[Written instruction]: Reproduce the data that follows in its entirety, character for character.

[Collected material]:
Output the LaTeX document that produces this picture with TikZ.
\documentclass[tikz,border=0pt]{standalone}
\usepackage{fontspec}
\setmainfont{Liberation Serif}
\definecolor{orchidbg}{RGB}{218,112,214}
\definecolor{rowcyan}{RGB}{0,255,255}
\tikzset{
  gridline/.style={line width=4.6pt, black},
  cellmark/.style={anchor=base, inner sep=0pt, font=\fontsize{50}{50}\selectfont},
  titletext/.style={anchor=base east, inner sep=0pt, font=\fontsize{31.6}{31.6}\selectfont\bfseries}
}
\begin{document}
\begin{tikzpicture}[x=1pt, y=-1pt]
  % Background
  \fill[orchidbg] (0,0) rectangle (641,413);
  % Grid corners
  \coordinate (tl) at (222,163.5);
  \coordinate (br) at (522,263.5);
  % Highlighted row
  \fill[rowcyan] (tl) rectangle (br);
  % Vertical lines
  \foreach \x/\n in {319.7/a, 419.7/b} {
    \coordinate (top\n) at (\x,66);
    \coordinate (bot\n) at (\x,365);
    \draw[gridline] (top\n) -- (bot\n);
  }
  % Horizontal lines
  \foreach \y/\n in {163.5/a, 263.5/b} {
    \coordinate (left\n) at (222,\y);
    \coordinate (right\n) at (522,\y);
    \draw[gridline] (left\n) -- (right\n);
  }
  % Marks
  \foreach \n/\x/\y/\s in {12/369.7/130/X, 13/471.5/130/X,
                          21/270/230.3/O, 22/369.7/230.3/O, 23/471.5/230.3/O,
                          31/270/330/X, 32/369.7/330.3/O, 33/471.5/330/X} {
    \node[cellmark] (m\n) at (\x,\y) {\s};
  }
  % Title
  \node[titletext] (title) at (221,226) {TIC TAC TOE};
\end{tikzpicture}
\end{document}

[Answer for this exercise]:
Output the LaTeX document that produces this picture with TikZ.
\documentclass[tikz,border=0pt]{standalone}
\usepackage{fontspec}
\setmainfont{Liberation Serif}
\definecolor{orchidbg}{RGB}{218,112,214}
\definecolor{rowcyan}{RGB}{0,255,255}
\tikzset{
  gridline/.style={line width=4.6pt, black},
  cellmark/.style={anchor=base, inner sep=0pt, font=\fontsize{50}{50}\selectfont},
  titletext/.style={anchor=base east, inner sep=0pt, font=\fontsize{31.6}{31.6}\selectfont\bfseries}
}
\begin{document}
\begin{tikzpicture}[x=1pt, y=-1pt]
  % Background
  \fill[orchidbg] (0,0) rectangle (641,413);
  % Grid corners
  \coordinate (tl) at (222,163.5);
  \coordinate (br) at (522,263.5);
  % Highlighted row
  \fill[rowcyan] (tl) rectangle (br);
  % Vertical lines
  \foreach \x/\n in {319.7/a, 419.7/b} {
    \coordinate (top\n) at (\x,66);
    \coordinate (bot\n) at (\x,365);
    \draw[gridline] (top\n) -- (bot\n);
  }
  % Horizontal lines
  \foreach \y/\n in {163.5/a, 263.5/b} {
    \coordinate (left\n) at (222,\y);
    \coordinate (right\n) at (522,\y);
    \draw[gridline] (left\n) -- (right\n);
  }
  % Marks
  \foreach \n/\x/\y/\s in {12/369.7/130/X, 13/471.5/130/X,
                          21/270/230.3/O, 22/369.7/230.3/O, 23/471.5/230.3/O,
                          31/270/330/X, 32/369.7/330.3/O, 33/471.5/330/X} {
    \node[cellmark] (m\n) at (\x,\y) {\s};
  }
  % Title
  \node[titletext] (title) at (221,226) {TIC TAC TOE};
\end{tikzpicture}
\end{document}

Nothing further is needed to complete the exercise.